Unfortunately, performance testing is relegated on the back burner as an end of cycle exercise. Shifting performance tests left, by pushing them early and more often, helps increase the value of these tests.Here’s what you should know about continuous performance testing:

  1. Coverage Performance tests provide adequate coverage of major features and functions without diving deep. Thus, they can be run to cover a wide range of the common functions, quickly. If there is a functional bug, you will most likely find it, during performance testing. This is just an additional validation for your functional tests.

The combined power of functional and continuous performance tests is remarkable, finding bugs that could otherwise cause software failure.

  1. End to End monitoring With performance testing shifting left, that is beginning much earlier in the software development cycle, enterprises can address performance requirements right at the outset.

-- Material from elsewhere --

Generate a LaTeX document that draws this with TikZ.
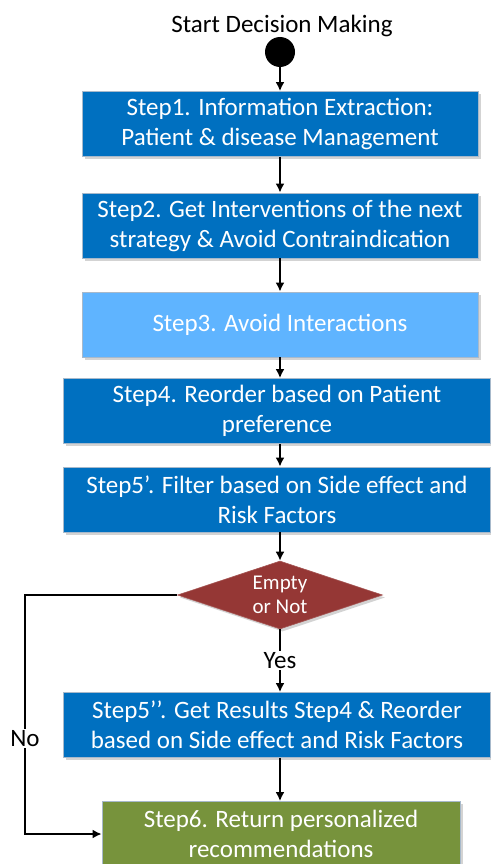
\documentclass[tikz,border=0pt]{standalone}
\usepackage{fontspec}
\setmainfont{Carlito}
\usetikzlibrary{arrows.meta,shapes.geometric,shadows}
\definecolor{fcBlue}{HTML}{0070C0}
\definecolor{fcSky}{HTML}{5FB4FF}
\definecolor{fcRed}{HTML}{953735}
\definecolor{fcGreen}{HTML}{77933C}
\definecolor{fcInk}{HTML}{000000}
\definecolor{fcEdge}{HTML}{A7B9CB}
\newcommand{\FCType}{\fontsize{25}{30}\selectfont}
\newcommand{\FCSmall}{\fontsize{21}{24}\selectfont}
\tikzset{fc/base/.style={x=1pt,y=-1pt,line cap=butt,line join=miter,
  every node/.style={font=\FCType,inner sep=0pt,text=fcInk}},
  fc/arrow/.style={-{Latex[length=9pt,width=9pt]},draw=fcInk,line width=1.9pt},
  fc/shade/.style={drop shadow={shadow xshift=2.5pt,shadow yshift=-2.5pt,opacity=.35}},
  fc/step/.style={fc/shade,draw=fcEdge,line width=.8pt,fill=fcBlue,text=white,
    minimum width=396pt,minimum height=65pt,align=center},
  fc/wide/.style={fc/step,minimum width=427pt},
  fc/test/.style={fc/shade,shape=diamond,aspect=3,draw=fcRed!85!white,line width=.6pt,
    fill=fcRed,text=white,font=\FCSmall,minimum width=205pt,minimum height=68pt,align=center},
  fc/tag/.style={fill=white,inner sep=1.5pt}}

\begin{document}
\begin{tikzpicture}[fc/base]
  \useasboundingbox (0,0) rectangle (490,864);
  \node (title) at (282,26) {Start Decision Making};
  \node[circle,fill=black,minimum size=30pt] (start) at (280,52) {};
  \node[fc/step] (b1) at (280,124) {Step1. Information Extraction:\\Patient \& disease Management};
  \node[fc/step] (b2) at (280,225.5) {Step2. Get Interventions of the next\\strategy \& Avoid Contraindication};
  \node[fc/step,fill=fcSky] (b3) at (280,324.5) {Step3. Avoid Interactions};
  \node[fc/wide] (b4) at (277,411) {Step4. Reorder based on Patient\\preference};
  \node[fc/wide] (b5a) at (277,499.5) {Step5’. Filter based on Side effect and\\Risk Factors};
  \node[fc/test] (dia) at (280,595) {Empty\\or Not};
  \node[fc/wide] (b5b) at (277,725) {Step5’’. Get Results Step4 \& Reorder\\based on Side effect and Risk Factors};
  \node[fc/step,fill=fcGreen,minimum width=358pt] (b6) at (281,834) {Step6. Return personalized\\recommendations};
  \coordinate (noturn) at (25,595);
  % main flow
  \draw[fc/arrow] (start) -- (start |- b1.north);
  \draw[fc/arrow] (b1) -- (b1 |- b2.north);
  \draw[fc/arrow] (b2) -- (b2 |- b3.north);
  \draw[fc/arrow] (b3) -- (b3 |- b4.north);
  \draw[fc/arrow] (b3 |- b4.south) -- (b3 |- b5a.north);
  \draw[fc/arrow] (dia |- b5a.south) -- (dia.north);
  \draw[fc/arrow] (dia.south) -- node[fc/tag] (yes) {Yes} (dia |- b5b.north);
  \draw[fc/arrow] (dia |- b5b.south) -- (dia |- b6.north);
  % no branch
  \draw[fc/arrow] (dia.west) -- (noturn) |- node[fc/tag,pos=.3] (no) {No} (b6.west);
\end{tikzpicture}
\end{document}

Performance testing goals must be aligned to business needs and real-world user scenarios. After agreeing upon the SLAs, everything falls in place from defining the test environments, test data, the tools to select. However, performance monitoring shouldn’t stop once the test have run. Risk mitigation is the vital component of performance testing. You need to ensure consistent end-user experience across multiple channels and platforms for scalaility and deploy a risk mitigation plan accordingly.

  1. Maturity of performance automation Performance tests are by and large, almost automated. It is difficult to run large levels of volume or load using manual methods. However, research shows that the level of performance test automation is not quite there.

As enterprise mobile and web apps grow increasingly complex, along with a rising volume of users, you need a more sophisticated approach to performance automation. Especially for mission-critical applications, base level performance testing is simply not enough.

Developing a fully automated performance regression and stress testing application is still a pipe dream for many teams. But it doesn’t have to be so.

  1. Importance of Metrics During performance testing of software, it is the variables or deviations in metrics that must be fully understood. It is important to understand the correlation between variables that cause the aberration. Many a times businesses have basic reports that show them green or red, that is performance is good or terrible. A better approach is to include several key metrics so users can observe trends and be prepared. Organizations can gain ‘leanness’ by continuously testing small, concurrent and repeatable tests.

The benefits of Agile and DevOps methods are now well known. By joining development and operations forces, and focusing on monitoring and automation businesses have started increasing the velocity and frequency of quality deployments. However, without continuous performance testing, this success could easily turn into failure.